More people than ever are choosing to smoke food at home, and an increasing number of shops and garden centres are responding by stocking smoking chips. Try it for yourself by getting hold of some chips and trying this week's recipe, a relatively simple interpretation of curing and smoking fish which finds the perfect partner in the Italian cheese burrata – which you can source from delis or high-end supermarkets – pink grapefruit and lemon oil.
Smoked trout, pink grapefruit and lemon oil
Serves 4
500g sea trout fillet
50g salt
30g sugar
200g oak wood shavings
50ml vegetable oil
4 pink grapefruits
1 lemon
100ml extra virgin olive oil
1 chicory
1 burrata
10g dill
Set the oven to 180C/160C fan/gas mark 4.
If you haven't asked your fishmonger to skin the trout for you then do it now, placing the fillet on a baking tray.
Combine the salt and sugar and sprinkle it evenly over the fish before placing into the fridge. After 30 minutes rinse the fish under cold running water and place it on a cloth to dry well.
Once the fish is dry put it on a wire rack that fits into a deep baking tray.
Line the base of the baking tray with tinfoil, add the wood shavings and sprinkle some water over them. Carefully place the tray over a gas flame until smoking or use a firelighter placed in among the chips. When the wood is smoking well lower the wire rack into the tray and cover with another tray or tinfoil. Smoke the fish for 30 minutes.

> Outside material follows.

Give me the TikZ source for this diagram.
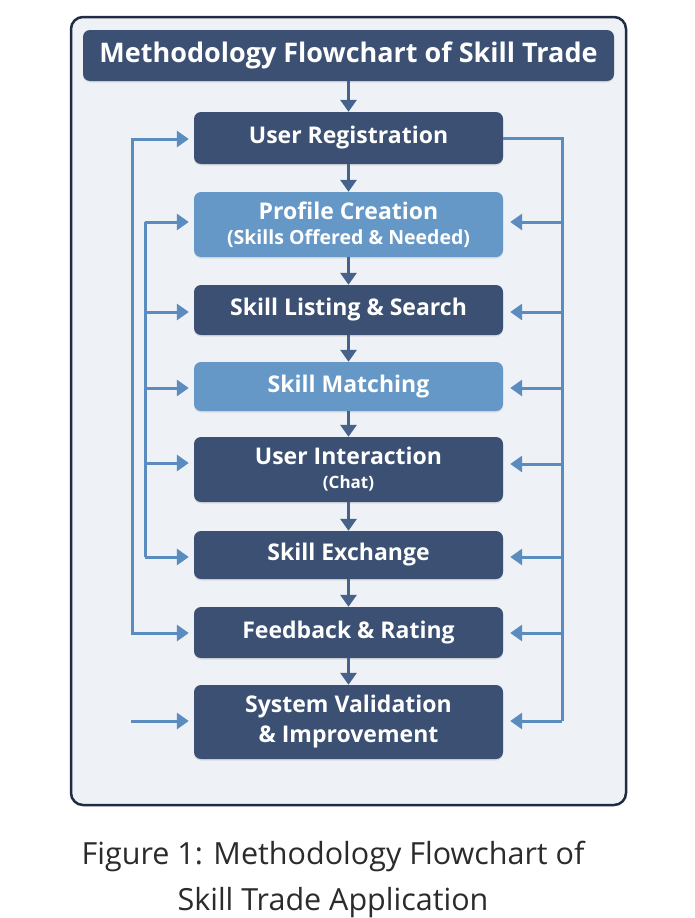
\documentclass[tikz,border=0pt]{standalone}
\usepackage{fontspec}
\setmainfont{Open Sans}
\usetikzlibrary{arrows.meta,shadows}
\usepackage{xcolor}
\definecolor{navy}{HTML}{3B5072}
\definecolor{sky}{HTML}{6598C6}
\definecolor{linkblue}{HTML}{5B8CBF}
\definecolor{flowblue}{HTML}{46628A}
\definecolor{panel}{HTML}{EEF1F5}
\definecolor{rim}{HTML}{1F2C43}
\definecolor{captext}{HTML}{2B2B2B}

\begin{document}
\begin{tikzpicture}[
  x=1pt,y=-1pt,
  box/.style={rounded corners=7pt,fill=navy,text=white,inner sep=0pt,
    minimum width=309pt,align=center,
    font=\fontsize{23}{27}\selectfont\bfseries,
    drop shadow={shadow xshift=0pt,shadow yshift=-1.5pt,opacity=.18}},
  lightbox/.style={box,fill=sky},
  flow/.style={draw=flowblue,line width=3pt,-{Triangle[width=16pt,length=12pt]}},
  link/.style={draw=linkblue,line width=3pt},
  linkarrow/.style={link,-{Triangle[width=16pt,length=12pt]}}
]
  \fill[white] (0,0) rectangle (695,918);
  \useasboundingbox (0,0) rectangle (695,918);
  \draw[rim,fill=panel,line width=2.5pt,rounded corners=12pt]
    (71,17) rectangle (626,805);

  \node[box,minimum width=531pt,minimum height=51pt,
    font=\fontsize{27}{31}\selectfont\bfseries] (title) at (348.5,55.5)
    {Methodology Flowchart of Skill Trade};
  \node[box,minimum height=52pt] (reg) at (348.5,138) {User Registration};
  \node[lightbox,minimum height=65pt] (prof) at (348.5,224.5)
    {Profile Creation\\[-2pt]{\fontsize{19.5}{23}\selectfont (Skills Offered \& Needed)}};
  \node[box,minimum height=50pt] (list) at (348.5,310) {Skill Listing \& Search};
  \node[lightbox,minimum height=49pt] (match) at (348.5,386.5) {Skill Matching};
  \node[box,minimum height=65pt] (inter) at (348.5,469.5)
    {User Interaction\\[-3pt]{\fontsize{17}{21}\selectfont (Chat)}};
  \node[box,minimum height=48pt] (exch) at (348.5,555) {Skill Exchange};
  \node[box,minimum height=51pt] (feed) at (348.5,632.5) {Feedback \& Rating};
  \node[box,minimum height=74pt] (sys) at (348.5,722)
    {System Validation\\[3pt]\& Improvement};

  % main flow
  \foreach \a/\b in {title/reg,reg/prof,prof/list,list/match,match/inter,
                     inter/exch,exch/feed,feed/sys}
    \draw[flow] (\a) -- (\b);

  % left feedback loops
  \coordinate (lo1) at (132,139);
  \coordinate (lo2) at (132,633);
  \draw[linkarrow,shorten >=5pt] (lo2) -- (lo1) -- (lo1 -| reg.west);
  \draw[linkarrow,shorten >=5pt] (lo1) -- (lo2) -- (lo2 -| feed.west);
  \coordinate (li1) at (145,222);
  \coordinate (li2) at (145,557);
  \draw[link] (li1) -- (li2);
  \foreach \b/\y in {prof/222,list/312,match/388,inter/463,exch/557}{
    \coordinate (l-\b) at (145,\y);
    \draw[linkarrow,shorten >=5pt] (l-\b) -- (l-\b -| \b.west);
  }
  \coordinate (src) at (131,721);
  \draw[linkarrow,shorten >=5pt] (src) -- (src -| sys.west);

  % right side
  \coordinate (rtop) at (562,138);
  \coordinate (rbot) at (562,721);
  \draw[link,line join=miter] (reg.east) -- (rtop) -- (rbot);
  \foreach \b/\y in {prof/222,list/312,match/388,inter/464,exch/557,
                     feed/633,sys/721}{
    \coordinate (r-\b) at (562,\y);
    \draw[linkarrow,shorten >=7pt] (r-\b) -- (r-\b -| \b.east);
  }

  \node[align=center,text=captext,font=\fontsize{30.5}{46}\selectfont]
    (cap) at (333,879)
    {Figure 1: Methodology Flowchart of\\Skill Trade Application};
\end{tikzpicture}
\end{document}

Take the lid off and remove the wire rack with the fish.
Heat the vegetable oil in a large frying pan over a low heat and carefully add the fish. Brown the outside flesh uniformly before removing the fillet from the pan to a chopping board and allowing it to cool.
Squeeze the juice from three of the grapefruits and place it in a medium-sized pan. Reduce it over a moderate heat by half then season lightly with salt and allow to cool.

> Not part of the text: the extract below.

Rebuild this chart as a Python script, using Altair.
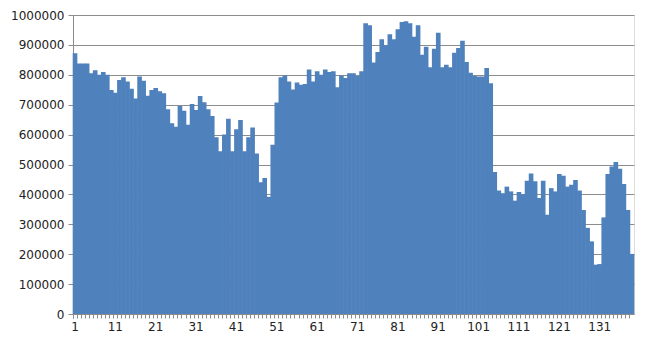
import altair as alt
import pandas as pd

values = [
    872000, 838000, 838000, 838000, 805000, 815000, 800000, 809000, 800000, 749000,
    740000, 783000, 792000, 778000, 753000, 721000, 794000, 780000, 730000, 749000,
    756000, 745000, 738000, 685000, 638000, 626000, 696000, 680000, 633000, 702000,
    682000, 729000, 708000, 685000, 662000, 591000, 544000, 600000, 653000, 544000,
    618000, 649000, 544000, 591000, 624000, 537000, 441000, 455000, 392000, 566000,
    707000, 792000, 798000, 778000, 751000, 774000, 767000, 769000, 818000, 778000,
    812000, 800000, 818000, 809000, 812000, 758000, 798000, 789000, 805000, 805000,
    796000, 812000, 972000, 966000, 841000, 876000, 919000, 899000, 936000, 919000,
    952000, 977000, 979000, 972000, 927000, 966000, 867000, 894000, 825000, 887000,
    941000, 825000, 834000, 825000, 874000, 890000, 914000, 843000, 807000, 796000,
    794000, 794000, 823000, 772000, 475000, 413000, 404000, 426000, 410000, 379000,
    408000, 401000, 446000, 470000, 444000, 388000, 446000, 332000, 421000, 410000,
    468000, 462000, 426000, 432000, 448000, 413000, 348000, 288000, 243000, 165000,
    167000, 323000, 468000, 493000, 508000, 486000, 435000, 348000, 201000,
]
categories = list(range(1, len(values) + 1))
y_ticks = list(range(0, 1000001, 100000))

df = pd.DataFrame({"cat": categories, "value": values})

FONT = "DejaVu Sans"
GRID = "#8c8c8c"

chart = alt.Chart(df).mark_bar(
    color="#4F81BD", strokeWidth=0, width=alt.RelativeBandSize(1.15)
).encode(
    x=alt.X(
        "cat:O",
        sort=categories,
        scale=alt.Scale(paddingInner=0, paddingOuter=0),
        axis=alt.Axis(
            title=None,
            labelAngle=0,
            labelExpr="(datum.value - 1) % 10 == 0 ? datum.label : ''",
            labelOverlap=False,
            bandPosition=0,
            tickExtra=True,
            tickSize=4,
            tickColor=GRID,
            domainColor=GRID,
            labelFont=FONT,
            labelFontSize=12,
            labelColor="#222222",
            labelPadding=3,
            grid=False,
        ),
    ),
    y=alt.Y(
        "value:Q",
        scale=alt.Scale(domain=[0, 1000000], nice=False),
        axis=alt.Axis(
            title=None,
            values=y_ticks,
            format="d",
            grid=True,
            gridColor=GRID,
            gridWidth=1,
            tickSize=5,
            tickColor=GRID,
            domainColor=GRID,
            labelFont=FONT,
            labelFontSize=12,
            labelColor="#222222",
            labelPadding=4,
        ),
    ),
).properties(
    width=561,
    height=299,
    autosize=alt.AutoSizeParams(type="none"),
    padding={"left": 73, "top": 15, "right": 24, "bottom": 37},
).configure_view(
    stroke=None
).configure(
    background="white"
)

chart.save("out.html", embed_options={"renderer": "svg", "actions": False})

Using a small paring knife, remove the skin from the remaining grapefruit and cut the flesh into segments.
Zest the lemon and place the zest in a small bowl with the olive oil and allow to infuse for 10 minutes.
Slice the chicory thinly, dress it with the lemon oil and season it with salt.
To serve, slice the fish 1cm thick and arrange it on four plates. Tear the burrata and scatter it around the fish along with the grapefruit segments and chicory slices. Drizzle the grapefruit reduction over the top, garnish with the dill and serve.